April 5, 2011
Ontario

The no-win situation created by the Green Energy Act

By Susan Hundertmark, The Huron Expositor, www.seaforthhuronexpositor.com 4 April 2011By Susan Hundertmark, The Huron Expositor, www.seaforthhuronexpositor.com 4 April 2011

Huron East councillors face a tough decision at their next council meeting on April 5.

As they consider giving third reading to a wind turbine development policy bylaw that would follow the lead of Ashfield-Colborne-Wawanosh (ACW) in creating setbacks of 2,000 metres between industrial wind turbines and their receptors (such as places where people live and work), they are all too aware that the province’s Green Energy Act sets a much shorter setback of 550 metres.

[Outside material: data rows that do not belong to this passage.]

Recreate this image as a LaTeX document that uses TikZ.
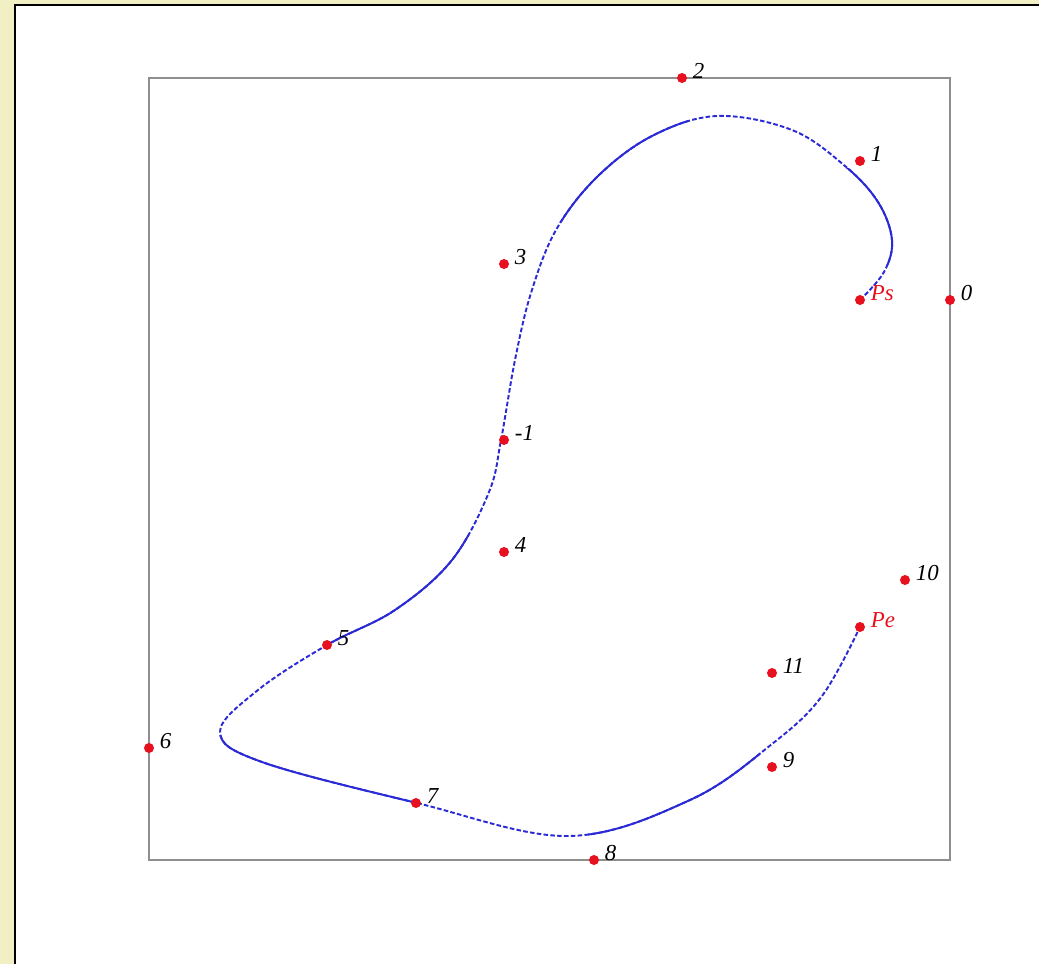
\documentclass[tikz,border=0pt]{standalone}
\usepackage{fontspec}
\setmainfont{Liberation Serif}
\usetikzlibrary{positioning}
\definecolor{PageBeige}{HTML}{F3EFC4}
\definecolor{BoxGray}{HTML}{8E8E8E}
\definecolor{DotRed}{HTML}{E6101E}
\definecolor{CurveBlue}{HTML}{2A2AD6}

\begin{document}
\begin{tikzpicture}[
    x=0.02cm, y=-0.02cm,
    dot/.style={
      circle,
      fill=DotRed,
      inner sep=0pt,
      minimum size=0.2cm
    },
    lbl/.style={
      font=\fontsize{13}{15}\selectfont\itshape,
      anchor=base west,
      inner sep=0pt,
      xshift=3pt
    },
    endlbl/.style={lbl, text=DotRed},
    curve/.style={draw=CurveBlue, line width=1.1pt, line cap=round},
    curvedash/.style={curve, line cap=butt, dash pattern=on 2.6pt off 1.3pt}
  ]
    \useasboundingbox (0,0) rectangle (1039,964);
    \fill[PageBeige] (0,0) rectangle (1039,964);
    \fill[white] (15,5) rectangle (1050,975);
    \draw[black, line width=1.2pt] (15,975) -- (15,5) -- (1050,5);

    % plot frame
    \draw[BoxGray, line width=1.1pt] (149,78) rectangle (950,860);

    % spline
    \path[save path=\splinepath] plot[smooth, tension=0.6] coordinates {
      (860,300) (884,272) (892,240) (878,202) (845,166) (792,130) (717,116)
      (652,136) (597,177) (556,230) (531,293) (515,360) (501,440) (489,492)
      (452,560) (395,610) (327,645) (258,690) (220,732) (262,762) (417,803)
      (568,836) (690,800) (772,744) (822,696) (860,627)};
    \draw[curvedash, use path=\splinepath];
    \begin{scope}
      \clip (845,168) rectangle (905,265)
            (555,105) rectangle (688,222)
            (330,535) rectangle (470,643)
            (205,735) rectangle (415,815)
            (588,740) rectangle (760,845);
      \draw[curve, use path=\splinepath];
    \end{scope}

    % control points
    \node[dot, label={[endlbl]right:Ps}] (ps) at (860,300) {};
    \node[dot, label={[endlbl]right:Pe}] (pe) at (860,627) {};
    \node[dot, label={[lbl]right:0}] (p0) at (950,300) {};
    \node[dot, label={[lbl]right:1}] (p1) at (860,161) {};
    \node[dot, label={[lbl]right:2}] (p2) at (682,78) {};
    \node[dot, label={[lbl]right:3}] (p3) at (504,264) {};
    \node[dot, label={[lbl]right:-1}] (pm1) at (504,440) {};
    \node[dot, label={[lbl]right:4}] (p4) at (504,552) {};
    \node[dot, label={[lbl]right:5}] (p5) at (327,645) {};
    \node[dot, label={[lbl]right:6}] (p6) at (149,748) {};
    \node[dot, label={[lbl]right:7}] (p7) at (416,803) {};
    \node[dot, label={[lbl]right:8}] (p8) at (594,860) {};
    \node[dot, label={[lbl]right:9}] (p9) at (772,767) {};
    \node[dot, label={[lbl]right:10}] (p10) at (905,580) {};
    \node[dot, label={[lbl]right:11}] (p11) at (772,673) {};
  \end{tikzpicture}
\end{document}
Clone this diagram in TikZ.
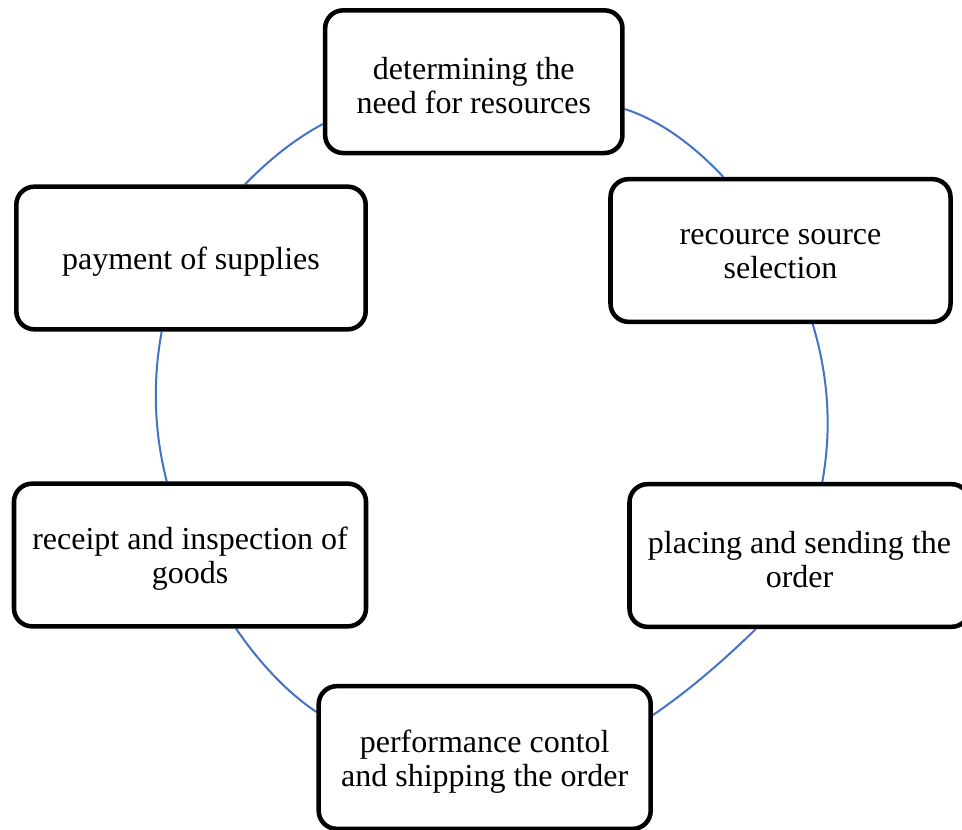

Councillors who are in favour of the ACW bylaw want to do something to protect the health and wellbeing of their constituents. After spending time doing their own research and being lobbied by affected ratepayers, councillors aren’t content that the provincial setbacks will ensure that Huron East residents don’t have to move from their homes as others have had to do near wind projects close to Ripley and other locations throughout Ontario.

Even councillors who are wary of the ACW bylaw are not convinced the health of their constituents will be unaffected by the proximity of industrial wind turbines. Every municipal politician who ran in the November election for a spot on Huron East council spoke about the need for an independent study in Ontario about the health effects of wind turbines. They are, however, concerned about the financial costs of taking a stand against a government that has taken away their right to control the citing of wind turbines in their community.

“We are in a no-win situation,” said Brussels councillor and former Mayor Joe Seili, as he expressed his worry about court costs and the potential need to compensate wind development companies for loss of income.

Municipal politicians have known since before it was passed that the Green Energy Act would severely restrict their ability to regulate industrial wind energy projects and in Huron East, council has been consulting with its solicitor for months to find a way to respect the law while responding to the concerns of its constituents. While Huron East councillors have passed a cost recovery bylaw that will compensate the municipality for any damages done to roadways and municipal property during the transportation and installation of these huge 40-storey towers and their massive blades, it’s the human cost that council has been so far, powerless to respond to.

Despite continued and plentiful requests for an independent health study on wind turbines from 76 municipalities across Ontario, the province has failed to launch such a study whose costs and required expertise are beyond any one municipality to finance or administer.

Huron County council has formed a committee to study low frequency noise, which is identified by many complainants as the source of their health problems. But, because low frequency noise is mostly unstudied, the committee could take years to come up with appropriate regulations.

In the meantime, a number of local wind development projects continue to sit on a list awaiting approval for connection to the grid, a waiting room that is expected to begin to clear once the Bruce to Milton transmission line is complete in 2012. And, local ratepayers and their councils feel an increasing amount of pressure to protect themselves from perceived threat as time counts down.

It is a shame the provincial government painted municipal councils into a corner where councillors feel they must either ignore the health and safety of their ratepayers or make the potentially expensive choice of committing what, in the face of the Green Energy Act, has become an act of civil disobedience.